Entries provided:
☆ ☆ ☆ ☆ ☆ ☆ ☆
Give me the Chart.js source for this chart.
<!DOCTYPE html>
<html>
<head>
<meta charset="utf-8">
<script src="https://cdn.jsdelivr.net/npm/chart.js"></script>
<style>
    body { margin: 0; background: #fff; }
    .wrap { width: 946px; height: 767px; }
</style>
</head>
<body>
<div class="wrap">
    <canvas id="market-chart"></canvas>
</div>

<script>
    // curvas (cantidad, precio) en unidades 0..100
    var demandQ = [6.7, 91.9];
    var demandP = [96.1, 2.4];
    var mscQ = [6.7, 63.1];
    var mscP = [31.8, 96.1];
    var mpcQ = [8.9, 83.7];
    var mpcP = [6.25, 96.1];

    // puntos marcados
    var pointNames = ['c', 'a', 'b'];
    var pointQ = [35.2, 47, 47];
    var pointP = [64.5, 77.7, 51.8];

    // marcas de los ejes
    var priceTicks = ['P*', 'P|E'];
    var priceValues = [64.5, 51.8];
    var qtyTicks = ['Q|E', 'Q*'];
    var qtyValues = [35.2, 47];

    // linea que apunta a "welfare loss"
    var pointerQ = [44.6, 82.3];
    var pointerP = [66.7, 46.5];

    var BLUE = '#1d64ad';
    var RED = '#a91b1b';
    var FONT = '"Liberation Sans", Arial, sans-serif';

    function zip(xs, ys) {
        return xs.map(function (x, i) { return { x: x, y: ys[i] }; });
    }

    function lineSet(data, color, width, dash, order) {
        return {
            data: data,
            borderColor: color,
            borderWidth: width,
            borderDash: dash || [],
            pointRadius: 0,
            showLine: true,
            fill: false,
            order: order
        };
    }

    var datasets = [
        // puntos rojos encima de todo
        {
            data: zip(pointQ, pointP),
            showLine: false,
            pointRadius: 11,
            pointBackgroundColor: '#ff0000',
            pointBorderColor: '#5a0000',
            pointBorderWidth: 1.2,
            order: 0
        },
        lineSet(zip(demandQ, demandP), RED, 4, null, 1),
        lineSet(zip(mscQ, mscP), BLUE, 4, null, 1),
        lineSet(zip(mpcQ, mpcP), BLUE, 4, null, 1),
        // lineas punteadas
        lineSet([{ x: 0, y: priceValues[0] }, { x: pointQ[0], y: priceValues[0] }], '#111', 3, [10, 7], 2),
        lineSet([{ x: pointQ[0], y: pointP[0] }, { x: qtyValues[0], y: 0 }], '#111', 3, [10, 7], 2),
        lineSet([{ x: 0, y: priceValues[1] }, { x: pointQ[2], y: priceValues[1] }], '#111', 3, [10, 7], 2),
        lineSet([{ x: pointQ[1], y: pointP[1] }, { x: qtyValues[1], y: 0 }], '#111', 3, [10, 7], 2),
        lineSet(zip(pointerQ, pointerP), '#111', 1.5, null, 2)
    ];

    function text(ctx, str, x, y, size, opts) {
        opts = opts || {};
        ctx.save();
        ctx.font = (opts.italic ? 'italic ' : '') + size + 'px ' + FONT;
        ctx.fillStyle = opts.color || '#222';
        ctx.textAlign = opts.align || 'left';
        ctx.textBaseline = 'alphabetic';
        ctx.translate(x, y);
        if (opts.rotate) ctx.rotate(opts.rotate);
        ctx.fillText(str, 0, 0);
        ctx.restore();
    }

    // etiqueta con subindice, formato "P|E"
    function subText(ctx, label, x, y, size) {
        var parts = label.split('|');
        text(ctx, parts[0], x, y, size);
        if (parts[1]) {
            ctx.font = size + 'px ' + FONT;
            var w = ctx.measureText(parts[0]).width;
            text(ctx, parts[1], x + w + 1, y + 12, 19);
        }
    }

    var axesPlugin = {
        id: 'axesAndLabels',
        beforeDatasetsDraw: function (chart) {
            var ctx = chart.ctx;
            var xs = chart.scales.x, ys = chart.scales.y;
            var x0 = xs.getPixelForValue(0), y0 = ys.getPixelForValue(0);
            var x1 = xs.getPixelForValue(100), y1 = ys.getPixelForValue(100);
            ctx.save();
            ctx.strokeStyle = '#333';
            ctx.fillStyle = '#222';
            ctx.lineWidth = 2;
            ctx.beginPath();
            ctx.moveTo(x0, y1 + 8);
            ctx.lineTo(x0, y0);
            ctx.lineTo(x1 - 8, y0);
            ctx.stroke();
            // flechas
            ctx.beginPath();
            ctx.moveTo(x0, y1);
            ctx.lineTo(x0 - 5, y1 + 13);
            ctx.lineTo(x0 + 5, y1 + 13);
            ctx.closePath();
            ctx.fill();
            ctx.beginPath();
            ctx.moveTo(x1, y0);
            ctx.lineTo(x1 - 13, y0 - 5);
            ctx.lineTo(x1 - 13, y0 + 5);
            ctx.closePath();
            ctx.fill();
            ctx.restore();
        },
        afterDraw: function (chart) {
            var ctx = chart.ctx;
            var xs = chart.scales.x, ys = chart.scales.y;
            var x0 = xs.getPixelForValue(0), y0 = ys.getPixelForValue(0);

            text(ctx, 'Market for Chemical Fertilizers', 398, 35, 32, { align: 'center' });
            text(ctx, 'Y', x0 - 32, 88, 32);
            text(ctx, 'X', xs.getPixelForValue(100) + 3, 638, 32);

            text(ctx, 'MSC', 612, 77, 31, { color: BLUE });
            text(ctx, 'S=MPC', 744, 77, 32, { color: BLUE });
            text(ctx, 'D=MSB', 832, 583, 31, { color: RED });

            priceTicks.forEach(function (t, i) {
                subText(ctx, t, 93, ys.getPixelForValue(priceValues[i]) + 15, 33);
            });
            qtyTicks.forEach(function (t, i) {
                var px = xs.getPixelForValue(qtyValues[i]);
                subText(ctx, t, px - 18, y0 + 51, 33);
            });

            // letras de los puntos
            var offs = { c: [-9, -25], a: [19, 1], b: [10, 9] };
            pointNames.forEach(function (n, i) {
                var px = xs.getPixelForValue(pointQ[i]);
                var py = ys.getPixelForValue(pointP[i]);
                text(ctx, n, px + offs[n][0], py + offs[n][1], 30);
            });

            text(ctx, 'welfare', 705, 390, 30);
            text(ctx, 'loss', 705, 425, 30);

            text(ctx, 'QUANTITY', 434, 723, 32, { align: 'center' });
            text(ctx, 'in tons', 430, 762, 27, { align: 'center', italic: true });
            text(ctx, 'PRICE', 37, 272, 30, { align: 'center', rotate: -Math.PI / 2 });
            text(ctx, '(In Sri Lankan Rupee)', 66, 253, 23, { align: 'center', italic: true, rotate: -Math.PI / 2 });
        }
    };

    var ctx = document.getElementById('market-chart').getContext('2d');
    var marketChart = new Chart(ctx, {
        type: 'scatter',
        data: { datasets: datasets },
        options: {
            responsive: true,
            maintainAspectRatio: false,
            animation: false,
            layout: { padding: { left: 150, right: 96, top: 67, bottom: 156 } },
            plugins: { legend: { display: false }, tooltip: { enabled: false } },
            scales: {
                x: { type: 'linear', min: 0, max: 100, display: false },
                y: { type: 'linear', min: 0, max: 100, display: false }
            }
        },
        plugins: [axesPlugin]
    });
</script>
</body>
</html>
☆ ☆ ☆ ☆ ☆ ☆ ☆
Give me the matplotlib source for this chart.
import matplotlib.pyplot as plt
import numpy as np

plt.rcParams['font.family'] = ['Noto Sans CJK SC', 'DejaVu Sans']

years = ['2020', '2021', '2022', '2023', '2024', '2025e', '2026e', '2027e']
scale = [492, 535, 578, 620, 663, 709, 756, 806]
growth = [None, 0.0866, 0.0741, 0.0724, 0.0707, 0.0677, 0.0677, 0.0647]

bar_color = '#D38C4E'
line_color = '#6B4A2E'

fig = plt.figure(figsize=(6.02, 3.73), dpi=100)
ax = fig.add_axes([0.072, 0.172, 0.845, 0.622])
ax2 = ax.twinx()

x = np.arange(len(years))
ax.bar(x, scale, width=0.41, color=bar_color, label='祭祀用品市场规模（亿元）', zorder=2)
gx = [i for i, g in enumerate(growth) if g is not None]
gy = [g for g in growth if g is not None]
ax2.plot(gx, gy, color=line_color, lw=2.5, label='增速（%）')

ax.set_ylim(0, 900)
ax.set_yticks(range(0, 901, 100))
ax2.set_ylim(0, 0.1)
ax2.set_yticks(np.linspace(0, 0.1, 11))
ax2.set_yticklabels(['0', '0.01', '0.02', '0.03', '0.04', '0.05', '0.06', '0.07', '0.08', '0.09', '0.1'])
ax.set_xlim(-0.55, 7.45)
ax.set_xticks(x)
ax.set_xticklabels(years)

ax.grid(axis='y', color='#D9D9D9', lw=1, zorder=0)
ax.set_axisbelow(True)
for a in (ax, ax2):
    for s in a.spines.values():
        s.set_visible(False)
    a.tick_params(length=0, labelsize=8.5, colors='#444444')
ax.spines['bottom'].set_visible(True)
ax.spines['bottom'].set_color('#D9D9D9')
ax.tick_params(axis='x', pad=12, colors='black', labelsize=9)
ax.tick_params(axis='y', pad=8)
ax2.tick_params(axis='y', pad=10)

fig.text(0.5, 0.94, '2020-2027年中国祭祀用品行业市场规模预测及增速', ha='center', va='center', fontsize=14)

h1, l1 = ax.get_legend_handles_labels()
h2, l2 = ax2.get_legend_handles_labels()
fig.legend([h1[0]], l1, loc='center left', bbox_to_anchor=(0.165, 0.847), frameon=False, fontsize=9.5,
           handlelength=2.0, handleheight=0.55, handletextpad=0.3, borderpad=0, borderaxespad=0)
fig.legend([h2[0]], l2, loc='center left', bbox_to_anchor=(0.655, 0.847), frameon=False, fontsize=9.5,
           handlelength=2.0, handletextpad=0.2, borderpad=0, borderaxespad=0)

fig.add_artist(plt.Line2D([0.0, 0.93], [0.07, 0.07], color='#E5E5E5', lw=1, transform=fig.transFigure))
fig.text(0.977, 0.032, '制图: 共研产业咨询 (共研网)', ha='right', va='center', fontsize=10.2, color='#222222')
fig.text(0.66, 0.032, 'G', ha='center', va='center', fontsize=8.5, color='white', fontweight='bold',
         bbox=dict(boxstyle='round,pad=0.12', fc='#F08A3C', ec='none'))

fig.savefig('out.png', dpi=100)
☆ ☆ ☆ ☆ ☆ ☆ ☆
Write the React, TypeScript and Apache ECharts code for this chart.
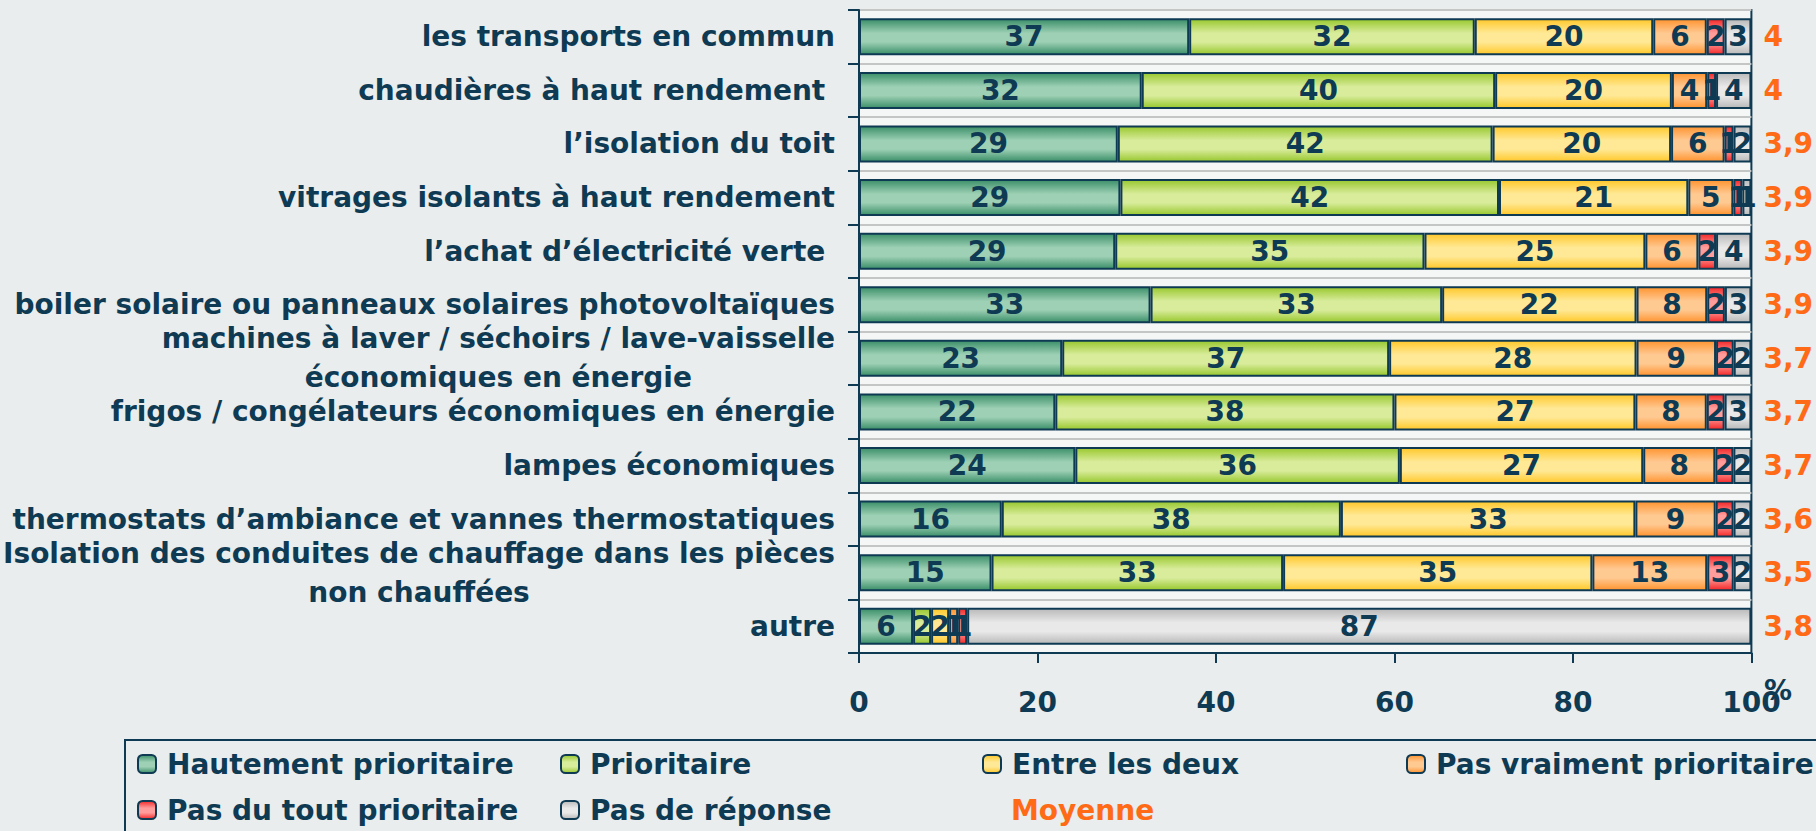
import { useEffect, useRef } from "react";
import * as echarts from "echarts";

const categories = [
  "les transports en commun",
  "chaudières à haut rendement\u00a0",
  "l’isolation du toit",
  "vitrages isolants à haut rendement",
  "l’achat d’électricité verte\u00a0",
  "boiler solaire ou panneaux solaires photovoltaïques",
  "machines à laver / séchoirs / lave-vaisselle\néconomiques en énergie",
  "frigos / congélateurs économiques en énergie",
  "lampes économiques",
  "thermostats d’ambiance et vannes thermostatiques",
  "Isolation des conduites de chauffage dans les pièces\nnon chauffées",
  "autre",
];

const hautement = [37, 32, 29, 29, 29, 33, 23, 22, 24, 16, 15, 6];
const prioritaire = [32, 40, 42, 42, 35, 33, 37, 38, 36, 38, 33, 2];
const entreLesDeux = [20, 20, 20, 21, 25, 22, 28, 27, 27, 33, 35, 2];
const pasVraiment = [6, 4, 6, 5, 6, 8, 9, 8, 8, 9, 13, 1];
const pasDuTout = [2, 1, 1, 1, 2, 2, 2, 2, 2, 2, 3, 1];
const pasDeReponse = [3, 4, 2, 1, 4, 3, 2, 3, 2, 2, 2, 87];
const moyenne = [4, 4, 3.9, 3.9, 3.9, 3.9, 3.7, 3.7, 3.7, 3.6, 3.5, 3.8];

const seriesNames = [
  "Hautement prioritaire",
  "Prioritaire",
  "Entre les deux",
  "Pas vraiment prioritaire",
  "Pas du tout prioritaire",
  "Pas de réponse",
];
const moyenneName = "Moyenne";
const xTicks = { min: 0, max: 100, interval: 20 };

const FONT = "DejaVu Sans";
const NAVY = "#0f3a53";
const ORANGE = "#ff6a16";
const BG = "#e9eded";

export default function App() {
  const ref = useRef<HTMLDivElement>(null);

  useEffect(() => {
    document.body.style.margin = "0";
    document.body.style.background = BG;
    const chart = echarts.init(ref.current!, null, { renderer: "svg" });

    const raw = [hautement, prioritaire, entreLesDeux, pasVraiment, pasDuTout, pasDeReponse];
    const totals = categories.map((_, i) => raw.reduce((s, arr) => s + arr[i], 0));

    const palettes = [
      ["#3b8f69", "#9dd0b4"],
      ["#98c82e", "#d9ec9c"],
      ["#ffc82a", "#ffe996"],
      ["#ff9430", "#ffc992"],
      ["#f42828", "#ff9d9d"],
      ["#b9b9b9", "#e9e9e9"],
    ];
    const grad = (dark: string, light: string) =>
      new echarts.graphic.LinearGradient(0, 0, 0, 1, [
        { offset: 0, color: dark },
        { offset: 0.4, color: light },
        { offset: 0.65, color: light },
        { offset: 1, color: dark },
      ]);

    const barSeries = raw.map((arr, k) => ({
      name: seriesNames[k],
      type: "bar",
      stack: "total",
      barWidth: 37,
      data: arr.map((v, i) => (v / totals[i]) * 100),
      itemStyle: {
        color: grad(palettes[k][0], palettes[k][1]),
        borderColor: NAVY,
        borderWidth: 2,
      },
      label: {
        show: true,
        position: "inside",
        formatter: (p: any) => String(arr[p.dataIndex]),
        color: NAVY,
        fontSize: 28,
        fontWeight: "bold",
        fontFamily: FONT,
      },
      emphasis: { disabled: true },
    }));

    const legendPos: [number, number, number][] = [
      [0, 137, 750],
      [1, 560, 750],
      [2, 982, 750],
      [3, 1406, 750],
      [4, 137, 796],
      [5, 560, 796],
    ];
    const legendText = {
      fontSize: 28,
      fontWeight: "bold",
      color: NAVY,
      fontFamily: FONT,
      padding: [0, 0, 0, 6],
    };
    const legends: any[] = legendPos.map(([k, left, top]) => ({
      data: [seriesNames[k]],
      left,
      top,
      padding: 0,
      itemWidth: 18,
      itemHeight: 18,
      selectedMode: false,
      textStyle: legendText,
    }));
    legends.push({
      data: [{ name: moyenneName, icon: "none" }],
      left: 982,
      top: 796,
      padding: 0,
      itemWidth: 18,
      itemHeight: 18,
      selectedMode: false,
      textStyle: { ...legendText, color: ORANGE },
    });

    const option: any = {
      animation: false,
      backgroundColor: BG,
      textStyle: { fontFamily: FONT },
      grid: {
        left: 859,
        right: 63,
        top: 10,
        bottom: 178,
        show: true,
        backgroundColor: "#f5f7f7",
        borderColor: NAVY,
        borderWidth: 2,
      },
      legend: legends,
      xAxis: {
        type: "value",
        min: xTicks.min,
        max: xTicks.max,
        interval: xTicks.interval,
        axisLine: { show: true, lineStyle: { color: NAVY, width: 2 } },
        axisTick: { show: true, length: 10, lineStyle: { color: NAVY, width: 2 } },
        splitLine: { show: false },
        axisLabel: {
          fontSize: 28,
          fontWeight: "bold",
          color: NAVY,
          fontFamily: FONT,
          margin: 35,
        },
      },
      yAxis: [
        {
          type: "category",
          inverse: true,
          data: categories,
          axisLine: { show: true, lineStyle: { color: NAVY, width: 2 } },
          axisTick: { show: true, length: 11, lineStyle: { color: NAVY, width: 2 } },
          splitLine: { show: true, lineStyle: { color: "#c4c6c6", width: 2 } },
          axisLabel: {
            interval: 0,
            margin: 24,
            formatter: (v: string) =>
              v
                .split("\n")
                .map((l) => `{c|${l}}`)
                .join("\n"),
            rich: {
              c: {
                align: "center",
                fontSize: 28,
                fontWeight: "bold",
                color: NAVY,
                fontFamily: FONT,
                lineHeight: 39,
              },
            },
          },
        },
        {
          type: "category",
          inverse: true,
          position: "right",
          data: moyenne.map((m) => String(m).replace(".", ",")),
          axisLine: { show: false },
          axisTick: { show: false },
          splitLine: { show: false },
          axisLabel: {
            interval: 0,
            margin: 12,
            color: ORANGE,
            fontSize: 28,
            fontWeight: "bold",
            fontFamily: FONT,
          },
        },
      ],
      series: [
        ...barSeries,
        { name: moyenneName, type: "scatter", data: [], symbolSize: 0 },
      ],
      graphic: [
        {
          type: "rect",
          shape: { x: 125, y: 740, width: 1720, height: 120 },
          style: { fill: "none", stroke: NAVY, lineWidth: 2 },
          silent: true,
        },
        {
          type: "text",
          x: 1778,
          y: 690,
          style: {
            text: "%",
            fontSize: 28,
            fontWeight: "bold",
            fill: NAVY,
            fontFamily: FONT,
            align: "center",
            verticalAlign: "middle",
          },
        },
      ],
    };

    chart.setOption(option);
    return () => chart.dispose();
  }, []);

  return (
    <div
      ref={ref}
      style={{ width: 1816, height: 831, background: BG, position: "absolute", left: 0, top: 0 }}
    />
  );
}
☆ ☆ ☆ ☆ ☆ ☆ ☆
What you are asked to do: Using the entries above, reproduce word for word only the lines from the one that contains "Write the React, TypeScript" to the one that contains "100, interval: 20", both ends included, and drop every picture.

Result for this exercise:
Write the React, TypeScript and Apache ECharts code for this chart.
import { useEffect, useRef } from "react";
import * as echarts from "echarts";

const categories = [
  "les transports en commun",
  "chaudières à haut rendement\u00a0",
  "l’isolation du toit",
  "vitrages isolants à haut rendement",
  "l’achat d’électricité verte\u00a0",
  "boiler solaire ou panneaux solaires photovoltaïques",
  "machines à laver / séchoirs / lave-vaisselle\néconomiques en énergie",
  "frigos / congélateurs économiques en énergie",
  "lampes économiques",
  "thermostats d’ambiance et vannes thermostatiques",
  "Isolation des conduites de chauffage dans les pièces\nnon chauffées",
  "autre",
];

const hautement = [37, 32, 29, 29, 29, 33, 23, 22, 24, 16, 15, 6];
const prioritaire = [32, 40, 42, 42, 35, 33, 37, 38, 36, 38, 33, 2];
const entreLesDeux = [20, 20, 20, 21, 25, 22, 28, 27, 27, 33, 35, 2];
const pasVraiment = [6, 4, 6, 5, 6, 8, 9, 8, 8, 9, 13, 1];
const pasDuTout = [2, 1, 1, 1, 2, 2, 2, 2, 2, 2, 3, 1];
const pasDeReponse = [3, 4, 2, 1, 4, 3, 2, 3, 2, 2, 2, 87];
const moyenne = [4, 4, 3.9, 3.9, 3.9, 3.9, 3.7, 3.7, 3.7, 3.6, 3.5, 3.8];

const seriesNames = [
  "Hautement prioritaire",
  "Prioritaire",
  "Entre les deux",
  "Pas vraiment prioritaire",
  "Pas du tout prioritaire",
  "Pas de réponse",
];
const moyenneName = "Moyenne";
const xTicks = { min: 0, max: 100, interval: 20 };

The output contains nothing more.